We become what we think about most and we are the environment in which we live. One cannot be healthy while living in an unhealthy environment. Moreover, outside of that environment, we cannot be understood as living beings, but rather, only as constituent parts like the pieces of a puzzle. Understanding each piece separate from the completed puzzle misses the larger picture. The whole is greater than the sum of its parts. The chajin or person of tea, with respect to Cha Dao, is much greater than 'person' and 'tea' alone. Therefore, in understanding that our actions, words and thoughts piece together in a way that forms a greater overall process, we should consequently strive towards purifying that process in order that we should live a more moral life, and for us, a moral life of tea.
Without losing ourselves in codes of conduct, we instead practice self-effacement and recognition of the true oneness of all Being. There cannot be black without white, nor matter without space. The existence of both is dependent on the other. Though in one sense, black is black and white is white, in another sense, black is white and white is black. They are both one and same and separate unto themselves, (and neither one nor the other in a third sense). For if all were black, how could we even perceive it without its opposite to define black's boundaries? One defines the other. One is the other. Are you reading the black letters on this page, or the white space between them? With the discriminating mind out of the way, a recognition of connection is always available. Though we must also acknowledge the illusion of the separate self as a necessary means to realizing its opposite: no-self or oneness. From a state of recognizing oneness, it becomes nigh impossible to do harm towards others because you fully understand that you are doing harm to yourself. And in the opposite, it becomes a joy to be of service to others, knowing that you are serving yourself as well, and that is where true self cultivation lies.
I slept and dreamt that life was joy. I awoke and saw that life was service. I acted and beheld that service was joy.
No matter what it is you do in this world, through love do what you will. Whether it be serving tea, scolding a student or crying out - through love carry out these actions. From this foundation, it can't be helped that your actions will be skillful. As the seed, so the fruit shall grow. Time and again we must reflect on the fact that it is not so much what we do, but how we do it, not what we say, but how we say it. And, as the old Zen adage so simply and sharply puts it,
The way you do anything is the way you do everything.
The intention behind our action is more important than the action itself. A poor quality tea served with the greatest intention will always be better than the best quality tea served with the worst of intentions. How you store your tea, treat your teaware, design and rotate your chaxi, says everything about your approach to tea. Purify the mind, cultivate love and let that guide your intentions. Your thoughts, actions and speech will follow suit.

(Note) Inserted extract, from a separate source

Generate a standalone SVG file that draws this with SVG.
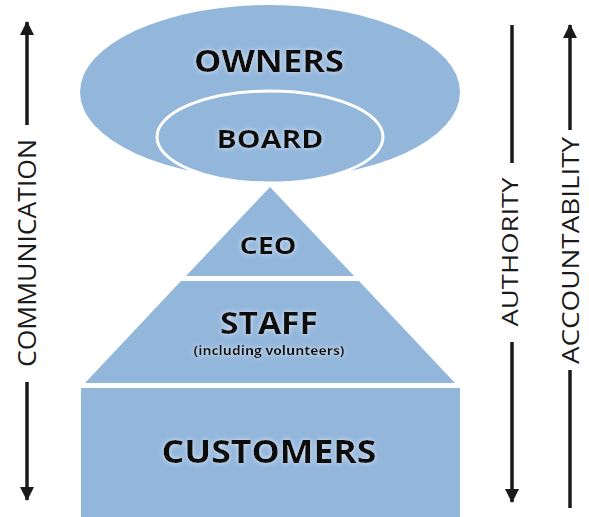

If you find in your life, abundance, health, laughter, compassion, strength, mental clarity, smiles on the faces of those you meet, then take it for granted that your actions are skillful. Inviting moral uprightness into your life isn't really about what you want, but being aware of what wants to happen through you, and then finally, making space for that to happen. On any given day at any given time, you can always ask yourself if what you are doing is skillful, wholesome or healthy. You will have to use your own understanding of these words while also being open to letting go of that understanding, adapting it, or adopting anew.
When I asked myself how I make space in my life for skillful means and moral uprightness to act through me, I found myself reflecting on very small daily activities. It's the small things that count when incorporating moral uprightness into your life; how you sit and read; how you place your shoes down; how you close the door behind you; how you lift your kettle of water. The list goes on. These very subtle examples, which abound in our lives, yield an amplified effect when done with intention and awareness. Every moment is alive and pregnant with the opportunity to engage in presence and mindfulness.
There is always an opportunity to remember that everyday life is Zen (though Zen is not everyday life). You will probably spend more time in your life carrying out so-called "mundane" tasks, like tying your shoes and brushing your teeth, than so-called "sacred" ones, like seated meditation and prayer. If you want to be more morally upright, expand your definition of moral uprightness to encompass a larger picture. Don't just increase the frequency of one activity, but rather, increase the range of activities in which to apply skillful actions of body, mind and speech. Can you brush your teeth with presence and attention, just as you might while brewing tea? Or is it just a means of getting to bed? These "mundane" activities which make up most of our lives provide all the fuel necessary to practice skillful means. Find the sacred in the mundane.
Cultivate love and presence through any of the innumerable methods. Translate them into your daily life. Continue to ask yourself how you can be more moral, i.e., more skillful in all aspects of daily life. Is what you are doing and how you are doing it of benefit to others? To answer such questions, you must know yourself. And, in knowing yourself, you are partaking of the first Bowl of a Life of Tea.